In a desperate effort to retrieve the tablet, Tremaine kidnaps Duffy’s children, who had been staying at the embassy’s residential compound. CIA officer Robert Gorski, who had shared his suspicions about the coup with Duffy, pinpoints Kang’s headquarters to a residential area in Aburi Hills. Deducing that Tremaine had taken their children there, Duffy and Nichole infiltrate the area with Isaac as the Ghanaian military invades the area. After Kang escapes, his associate Chen Jia helps rescue Duffy’s children as Nichole retrieves them, while Duffy kills Tremaine after a struggle.

Kang is later arrested in Togo, while Chen cooperates with the CIA, which also obtains information on Sentinel employees from the tablet Duffy had retrieved.
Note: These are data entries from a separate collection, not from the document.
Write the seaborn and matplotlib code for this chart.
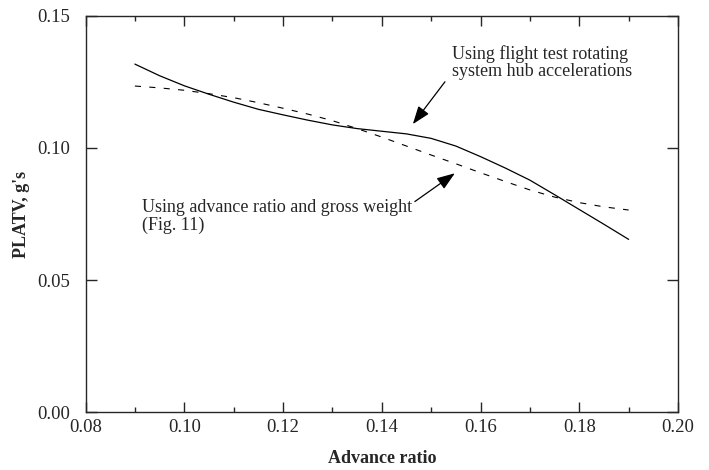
#Recreating the PLATV vs advance ratio chart with seaborn
import pandas as pd
import matplotlib
matplotlib.use("Agg")
from matplotlib import pyplot as plt
from matplotlib.ticker import MultipleLocator
import seaborn as sns

# flight test rotating system hub accelerations (solid)
mu_hub = [0.090, 0.095, 0.100, 0.105, 0.110, 0.115, 0.120, 0.125, 0.130,
          0.135, 0.140, 0.145, 0.150, 0.155, 0.160, 0.165, 0.170, 0.175,
          0.180, 0.185, 0.190]
platv_hub = [0.1317, 0.1273, 0.1235, 0.1203, 0.1173, 0.1146, 0.1125, 0.1105,
             0.1087, 0.1073, 0.1063, 0.1053, 0.1036, 0.1007, 0.0967, 0.0924,
             0.0878, 0.0823, 0.0767, 0.0711, 0.0654]

# advance ratio and gross weight, Fig. 11 (dashed)
mu_gw = [0.090, 0.095, 0.100, 0.105, 0.110, 0.115, 0.120, 0.125, 0.130,
         0.135, 0.140, 0.145, 0.150, 0.155, 0.160, 0.165, 0.170, 0.175,
         0.180, 0.185, 0.190]
platv_gw = [0.1234, 0.1227, 0.1218, 0.1205, 0.1190, 0.1171, 0.1150, 0.1128,
            0.1103, 0.1073, 0.1041, 0.1007, 0.0973, 0.0940, 0.0906, 0.0873,
            0.0841, 0.0814, 0.0793, 0.0777, 0.0765]

hub = pd.DataFrame({'mu': mu_hub, 'platv': platv_hub})
gw = pd.DataFrame({'mu': mu_gw, 'platv': platv_gw})

sns.set_style("ticks")
plt.rcParams['font.family'] = ['Liberation Serif', 'DejaVu Serif']

fig = plt.figure(figsize=(7.09, 4.70), dpi=100)
ax = fig.add_axes([0.1206, 0.1228, 0.9563 - 0.1206, 0.9666 - 0.1228])

sns.lineplot(data=hub, x='mu', y='platv', ax=ax, color='black', lw=0.9)
sns.lineplot(data=gw, x='mu', y='platv', ax=ax, color='black', lw=0.8,
             linestyle=(0, (5.5, 7.5)))

ax.set_xlim(0.08, 0.20)
ax.set_ylim(0.0, 0.15)
ax.xaxis.set_major_locator(MultipleLocator(0.02))
ax.xaxis.set_minor_locator(MultipleLocator(0.01))
ax.set_xticklabels([f"{v:.2f}" for v in ax.get_xticks()])
ax.set_yticks([0.0, 0.05, 0.10, 0.15])
ax.set_yticklabels(["0.00", "0.05", "0.10", "0.15"])

for s in ax.spines.values():
    s.set_linewidth(1.0)
    s.set_visible(True)
ax.tick_params(axis='x', which='both', direction='in', top=True, bottom=True,
               labelsize=13.5, pad=5, width=1.0)
ax.tick_params(axis='x', which='major', length=7)
ax.tick_params(axis='x', which='minor', length=3.5)
ax.tick_params(axis='y', which='major', direction='in', left=True, right=True,
               length=8, width=1.0, labelsize=13.5, pad=11)

ax.set_xlabel("Advance ratio", fontsize=13, fontweight='bold', labelpad=10)
ax.set_ylabel("PLATV, g's", fontsize=13, fontweight='bold', labelpad=5)

arrow = dict(arrowstyle='-|>,head_length=1.1,head_width=0.4', color='black',
             lw=0.9, shrinkA=0, shrinkB=0)
ax.annotate("", xy=(0.1463, 0.1090), xytext=(0.1528, 0.1250), arrowprops=arrow)
ax.annotate("", xy=(0.1548, 0.0904), xytext=(0.1467, 0.0797), arrowprops=arrow)

ax.text(0.1542, 0.1323, "Using flight test rotating\nsystem hub accelerations",
        ha='left', va='center', fontsize=13, linespacing=1.0)
ax.text(0.0914, 0.0741, "Using advance ratio and gross weight\n(Fig. 11)",
        ha='left', va='center', fontsize=13, linespacing=1.0)

fig.savefig("out.png", dpi=100)
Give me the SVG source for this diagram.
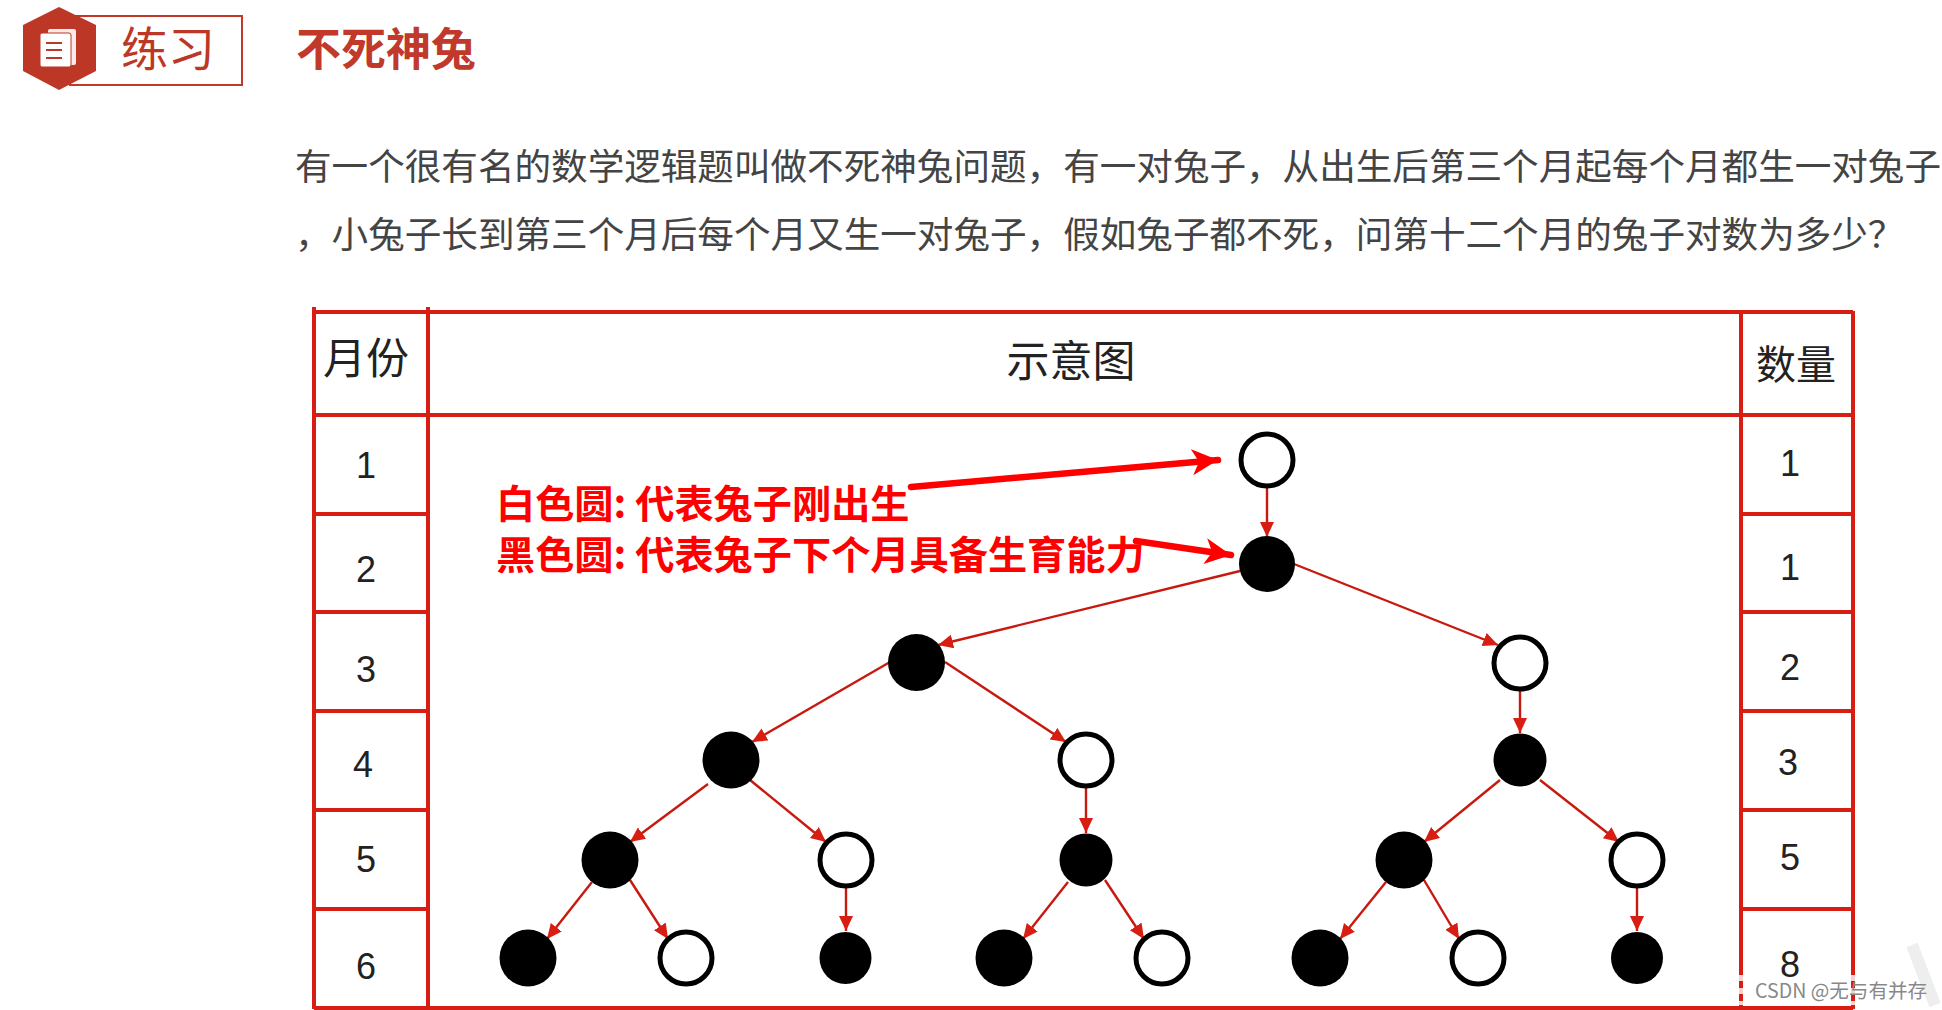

President Amanor maintains his position and has General Boatang arrested for treason.

==Characters==
- Joshua "Josh" Duffy: Special Agent, Bureau of Diplomatic Security, U.S. Department of State
- Nichole Duffy: Foreign Service Officer, U.S. Department of State
- Amanda "Mandy" Duffy: Age 8
- Harry "Huck" Duffy: Age 6
- Javier "Jay" Costa: Regional Security Officer, Bureau of Diplomatic Security, U.S. Department of State
- Chad Larsen: Assistant Regional Security Officer, Bureau of Diplomatic Security, U.S. Department of State
- Benjamin Manu: Foreign Service National Intelligence, U.S. Embassy, Accra, Ghana
- Jennifer Dunnigan: U.S. Ambassador to Ghana
- Robert Gorski: Senior Operations Officer, Central Intelligence Agency
- Richard Mace: Chief of Station, Ghana, Central Intelligence Agency
- Kang Shikun: Senior Operations Officer, People's Republic of China, Ministry of State Security
- Hajj Zahedi: Colonel, Islamic Republic of Iran, Revolutionary Guard Quds Force
- Francis Amanor: President of the Republic of Ghana
- Conrad "Condor" Tremaine: Former South African National Defence Force Lieutenant Colonel, Director of African Operations — Sentinel Security Inc.
- Lev Belov: Former Russian military officer, former Wagner private military contractor, Sentinel mercenary
- Cornelius (Krelis): Sentinel mercenary — Netherlands
- Isaac Opoku: Police officer, River Command — Volta River Authority
- Junior: Sentinel mercenary — South Africa
- Kwame Boatang: General, Ghana Armed Forces (GAF) Central Command
- Professor Mamadou Addo: Leader of the Dragons of Western Togoland Restoration Front (Ghanaian rebel force)
- Johanna Aldenburg: High Representative of the European Union for Foreign Affairs and Security Policy
- Julian Delisle: Director of the high representative's protection detail, European Union
- Chen Jia: Senior Technical Contractor, People's Republic of China, Ministry of State Security

==Development==
Greaney researched the book by traveling to Ghana. He dedicated Sentinel to his mother-in-law.

==Reception==
Crime novel review site Criminal Element reviewed the book: "Sentinel is more than just a mere shoot-em-up. The human side of the equation elevates this to more than just a page-turner."